▶ **What is asked**: The listing below should be printed exactly, every line of it. Skip the pictures.

— START OF Material shown —

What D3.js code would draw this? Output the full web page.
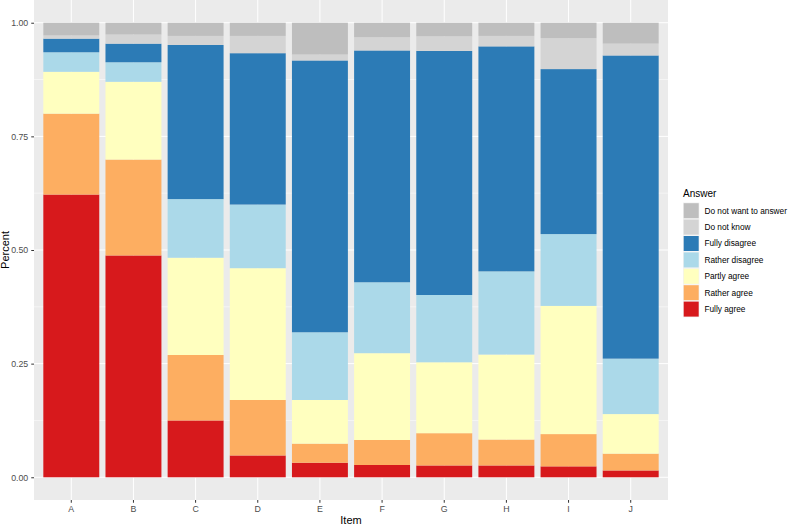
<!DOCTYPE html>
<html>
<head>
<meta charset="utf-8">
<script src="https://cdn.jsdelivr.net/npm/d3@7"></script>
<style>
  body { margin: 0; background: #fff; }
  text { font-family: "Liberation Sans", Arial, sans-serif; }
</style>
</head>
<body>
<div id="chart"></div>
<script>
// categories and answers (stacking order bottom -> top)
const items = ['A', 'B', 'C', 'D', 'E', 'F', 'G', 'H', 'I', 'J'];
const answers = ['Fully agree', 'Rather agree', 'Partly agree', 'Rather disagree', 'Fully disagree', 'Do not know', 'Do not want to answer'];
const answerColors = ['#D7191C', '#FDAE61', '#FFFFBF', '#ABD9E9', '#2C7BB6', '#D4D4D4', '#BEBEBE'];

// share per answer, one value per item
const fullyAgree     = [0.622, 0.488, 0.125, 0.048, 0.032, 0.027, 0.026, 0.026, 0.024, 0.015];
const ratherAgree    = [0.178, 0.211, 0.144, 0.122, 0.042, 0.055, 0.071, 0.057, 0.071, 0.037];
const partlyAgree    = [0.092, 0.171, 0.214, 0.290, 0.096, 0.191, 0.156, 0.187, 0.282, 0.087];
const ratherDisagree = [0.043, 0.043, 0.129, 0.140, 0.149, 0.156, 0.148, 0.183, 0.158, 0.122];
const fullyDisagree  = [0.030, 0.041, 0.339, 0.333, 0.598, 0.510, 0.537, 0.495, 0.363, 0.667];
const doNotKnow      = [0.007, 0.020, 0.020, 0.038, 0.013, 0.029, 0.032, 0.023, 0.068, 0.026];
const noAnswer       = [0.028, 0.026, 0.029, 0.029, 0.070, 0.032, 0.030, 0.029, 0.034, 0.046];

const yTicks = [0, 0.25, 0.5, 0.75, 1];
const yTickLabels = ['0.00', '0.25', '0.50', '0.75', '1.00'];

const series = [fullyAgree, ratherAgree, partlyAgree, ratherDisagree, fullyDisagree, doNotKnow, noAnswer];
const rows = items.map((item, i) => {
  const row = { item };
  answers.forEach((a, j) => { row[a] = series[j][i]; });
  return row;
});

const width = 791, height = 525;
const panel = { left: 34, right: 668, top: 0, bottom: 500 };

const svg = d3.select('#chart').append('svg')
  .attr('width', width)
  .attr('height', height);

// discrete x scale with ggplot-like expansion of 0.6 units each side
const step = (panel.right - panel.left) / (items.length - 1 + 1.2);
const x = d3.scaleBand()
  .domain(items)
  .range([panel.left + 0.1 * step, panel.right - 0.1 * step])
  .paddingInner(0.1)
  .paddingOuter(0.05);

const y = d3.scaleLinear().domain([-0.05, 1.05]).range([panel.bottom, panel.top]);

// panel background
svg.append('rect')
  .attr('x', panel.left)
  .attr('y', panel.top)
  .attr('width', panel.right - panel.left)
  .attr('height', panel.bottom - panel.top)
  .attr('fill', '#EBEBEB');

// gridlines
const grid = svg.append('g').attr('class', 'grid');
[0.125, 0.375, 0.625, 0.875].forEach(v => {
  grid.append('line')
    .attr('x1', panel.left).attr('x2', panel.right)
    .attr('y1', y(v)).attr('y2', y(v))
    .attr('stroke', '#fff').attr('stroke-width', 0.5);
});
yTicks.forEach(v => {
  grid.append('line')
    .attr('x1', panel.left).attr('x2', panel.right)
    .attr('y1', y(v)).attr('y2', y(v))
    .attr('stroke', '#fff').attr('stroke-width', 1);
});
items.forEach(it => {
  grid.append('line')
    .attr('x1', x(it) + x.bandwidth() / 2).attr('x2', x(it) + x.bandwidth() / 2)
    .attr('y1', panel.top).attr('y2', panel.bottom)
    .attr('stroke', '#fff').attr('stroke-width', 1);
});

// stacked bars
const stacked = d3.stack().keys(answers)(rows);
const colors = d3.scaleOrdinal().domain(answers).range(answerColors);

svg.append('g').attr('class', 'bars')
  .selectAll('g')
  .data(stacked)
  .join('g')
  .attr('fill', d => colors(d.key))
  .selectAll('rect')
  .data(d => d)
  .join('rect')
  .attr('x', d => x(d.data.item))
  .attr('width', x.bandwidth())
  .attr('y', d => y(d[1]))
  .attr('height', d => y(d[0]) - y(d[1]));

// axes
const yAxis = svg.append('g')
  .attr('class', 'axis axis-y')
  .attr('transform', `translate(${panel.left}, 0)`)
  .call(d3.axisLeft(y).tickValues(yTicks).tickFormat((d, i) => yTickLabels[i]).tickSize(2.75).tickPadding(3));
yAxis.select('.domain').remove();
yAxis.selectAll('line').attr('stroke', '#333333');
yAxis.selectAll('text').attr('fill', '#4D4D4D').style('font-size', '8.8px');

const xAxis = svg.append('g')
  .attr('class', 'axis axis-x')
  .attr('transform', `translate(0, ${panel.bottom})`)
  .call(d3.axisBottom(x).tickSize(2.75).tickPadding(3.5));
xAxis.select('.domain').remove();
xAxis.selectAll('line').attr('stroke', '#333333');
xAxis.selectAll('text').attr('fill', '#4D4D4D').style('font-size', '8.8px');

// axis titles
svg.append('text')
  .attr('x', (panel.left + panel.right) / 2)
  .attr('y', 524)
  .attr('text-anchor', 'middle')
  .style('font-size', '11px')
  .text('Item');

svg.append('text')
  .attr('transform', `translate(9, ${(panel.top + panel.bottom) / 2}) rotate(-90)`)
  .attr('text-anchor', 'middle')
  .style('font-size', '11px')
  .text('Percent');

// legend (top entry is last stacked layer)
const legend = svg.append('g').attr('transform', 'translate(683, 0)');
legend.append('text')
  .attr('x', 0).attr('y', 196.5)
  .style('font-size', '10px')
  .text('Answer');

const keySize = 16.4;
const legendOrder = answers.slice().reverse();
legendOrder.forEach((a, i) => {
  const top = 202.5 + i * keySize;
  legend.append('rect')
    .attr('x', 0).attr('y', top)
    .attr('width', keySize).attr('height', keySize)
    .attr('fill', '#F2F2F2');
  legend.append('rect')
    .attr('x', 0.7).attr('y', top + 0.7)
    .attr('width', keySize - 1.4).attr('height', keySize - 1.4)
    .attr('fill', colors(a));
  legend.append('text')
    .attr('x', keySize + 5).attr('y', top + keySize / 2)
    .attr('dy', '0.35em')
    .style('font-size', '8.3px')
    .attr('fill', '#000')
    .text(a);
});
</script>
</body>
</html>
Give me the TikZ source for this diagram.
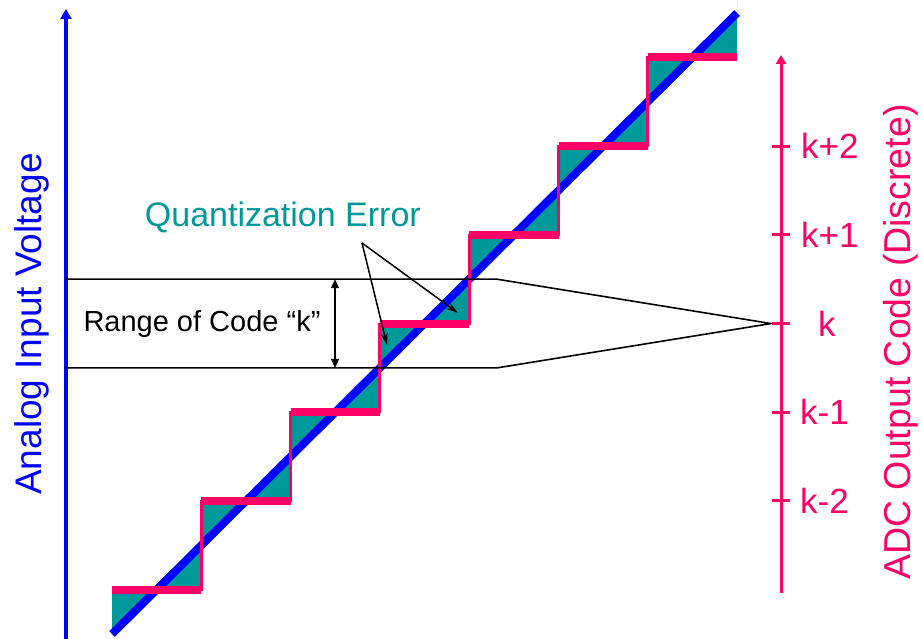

— END OF Material shown —

▶ **Task output**:
What D3.js code would draw this? Output the full web page.
<!DOCTYPE html>
<html>
<head>
<meta charset="utf-8">
<script src="https://cdn.jsdelivr.net/npm/d3@7"></script>
<style>
  body { margin: 0; background: #fff; }
  text { font-family: "Liberation Sans", Arial, sans-serif; }
</style>
</head>
<body>
<div id="chart"></div>
<script>
// categories and answers (stacking order bottom -> top)
const items = ['A', 'B', 'C', 'D', 'E', 'F', 'G', 'H', 'I', 'J'];
const answers = ['Fully agree', 'Rather agree', 'Partly agree', 'Rather disagree', 'Fully disagree', 'Do not know', 'Do not want to answer'];
const answerColors = ['#D7191C', '#FDAE61', '#FFFFBF', '#ABD9E9', '#2C7BB6', '#D4D4D4', '#BEBEBE'];

// share per answer, one value per item
const fullyAgree     = [0.622, 0.488, 0.125, 0.048, 0.032, 0.027, 0.026, 0.026, 0.024, 0.015];
const ratherAgree    = [0.178, 0.211, 0.144, 0.122, 0.042, 0.055, 0.071, 0.057, 0.071, 0.037];
const partlyAgree    = [0.092, 0.171, 0.214, 0.290, 0.096, 0.191, 0.156, 0.187, 0.282, 0.087];
const ratherDisagree = [0.043, 0.043, 0.129, 0.140, 0.149, 0.156, 0.148, 0.183, 0.158, 0.122];
const fullyDisagree  = [0.030, 0.041, 0.339, 0.333, 0.598, 0.510, 0.537, 0.495, 0.363, 0.667];
const doNotKnow      = [0.007, 0.020, 0.020, 0.038, 0.013, 0.029, 0.032, 0.023, 0.068, 0.026];
const noAnswer       = [0.028, 0.026, 0.029, 0.029, 0.070, 0.032, 0.030, 0.029, 0.034, 0.046];

const yTicks = [0, 0.25, 0.5, 0.75, 1];
const yTickLabels = ['0.00', '0.25', '0.50', '0.75', '1.00'];

const series = [fullyAgree, ratherAgree, partlyAgree, ratherDisagree, fullyDisagree, doNotKnow, noAnswer];
const rows = items.map((item, i) => {
  const row = { item };
  answers.forEach((a, j) => { row[a] = series[j][i]; });
  return row;
});

const width = 791, height = 525;
const panel = { left: 34, right: 668, top: 0, bottom: 500 };

const svg = d3.select('#chart').append('svg')
  .attr('width', width)
  .attr('height', height);

// discrete x scale with ggplot-like expansion of 0.6 units each side
const step = (panel.right - panel.left) / (items.length - 1 + 1.2);
const x = d3.scaleBand()
  .domain(items)
  .range([panel.left + 0.1 * step, panel.right - 0.1 * step])
  .paddingInner(0.1)
  .paddingOuter(0.05);

const y = d3.scaleLinear().domain([-0.05, 1.05]).range([panel.bottom, panel.top]);

// panel background
svg.append('rect')
  .attr('x', panel.left)
  .attr('y', panel.top)
  .attr('width', panel.right - panel.left)
  .attr('height', panel.bottom - panel.top)
  .attr('fill', '#EBEBEB');

// gridlines
const grid = svg.append('g').attr('class', 'grid');
[0.125, 0.375, 0.625, 0.875].forEach(v => {
  grid.append('line')
    .attr('x1', panel.left).attr('x2', panel.right)
    .attr('y1', y(v)).attr('y2', y(v))
    .attr('stroke', '#fff').attr('stroke-width', 0.5);
});
yTicks.forEach(v => {
  grid.append('line')
    .attr('x1', panel.left).attr('x2', panel.right)
    .attr('y1', y(v)).attr('y2', y(v))
    .attr('stroke', '#fff').attr('stroke-width', 1);
});
items.forEach(it => {
  grid.append('line')
    .attr('x1', x(it) + x.bandwidth() / 2).attr('x2', x(it) + x.bandwidth() / 2)
    .attr('y1', panel.top).attr('y2', panel.bottom)
    .attr('stroke', '#fff').attr('stroke-width', 1);
});

// stacked bars
const stacked = d3.stack().keys(answers)(rows);
const colors = d3.scaleOrdinal().domain(answers).range(answerColors);

svg.append('g').attr('class', 'bars')
  .selectAll('g')
  .data(stacked)
  .join('g')
  .attr('fill', d => colors(d.key))
  .selectAll('rect')
  .data(d => d)
  .join('rect')
  .attr('x', d => x(d.data.item))
  .attr('width', x.bandwidth())
  .attr('y', d => y(d[1]))
  .attr('height', d => y(d[0]) - y(d[1]));

// axes
const yAxis = svg.append('g')
  .attr('class', 'axis axis-y')
  .attr('transform', `translate(${panel.left}, 0)`)
  .call(d3.axisLeft(y).tickValues(yTicks).tickFormat((d, i) => yTickLabels[i]).tickSize(2.75).tickPadding(3));
yAxis.select('.domain').remove();
yAxis.selectAll('line').attr('stroke', '#333333');
yAxis.selectAll('text').attr('fill', '#4D4D4D').style('font-size', '8.8px');

const xAxis = svg.append('g')
  .attr('class', 'axis axis-x')
  .attr('transform', `translate(0, ${panel.bottom})`)
  .call(d3.axisBottom(x).tickSize(2.75).tickPadding(3.5));
xAxis.select('.domain').remove();
xAxis.selectAll('line').attr('stroke', '#333333');
xAxis.selectAll('text').attr('fill', '#4D4D4D').style('font-size', '8.8px');

// axis titles
svg.append('text')
  .attr('x', (panel.left + panel.right) / 2)
  .attr('y', 524)
  .attr('text-anchor', 'middle')
  .style('font-size', '11px')
  .text('Item');

svg.append('text')
  .attr('transform', `translate(9, ${(panel.top + panel.bottom) / 2}) rotate(-90)`)
  .attr('text-anchor', 'middle')
  .style('font-size', '11px')
  .text('Percent');

// legend (top entry is last stacked layer)
const legend = svg.append('g').attr('transform', 'translate(683, 0)');
legend.append('text')
  .attr('x', 0).attr('y', 196.5)
  .style('font-size', '10px')
  .text('Answer');

const keySize = 16.4;
const legendOrder = answers.slice().reverse();
legendOrder.forEach((a, i) => {
  const top = 202.5 + i * keySize;
  legend.append('rect')
    .attr('x', 0).attr('y', top)
    .attr('width', keySize).attr('height', keySize)
    .attr('fill', '#F2F2F2');
  legend.append('rect')
    .attr('x', 0.7).attr('y', top + 0.7)
    .attr('width', keySize - 1.4).attr('height', keySize - 1.4)
    .attr('fill', colors(a));
  legend.append('text')
    .attr('x', keySize + 5).attr('y', top + keySize / 2)
    .attr('dy', '0.35em')
    .style('font-size', '8.3px')
    .attr('fill', '#000')
    .text(a);
});
</script>
</body>
</html>
Give me the TikZ source for this diagram.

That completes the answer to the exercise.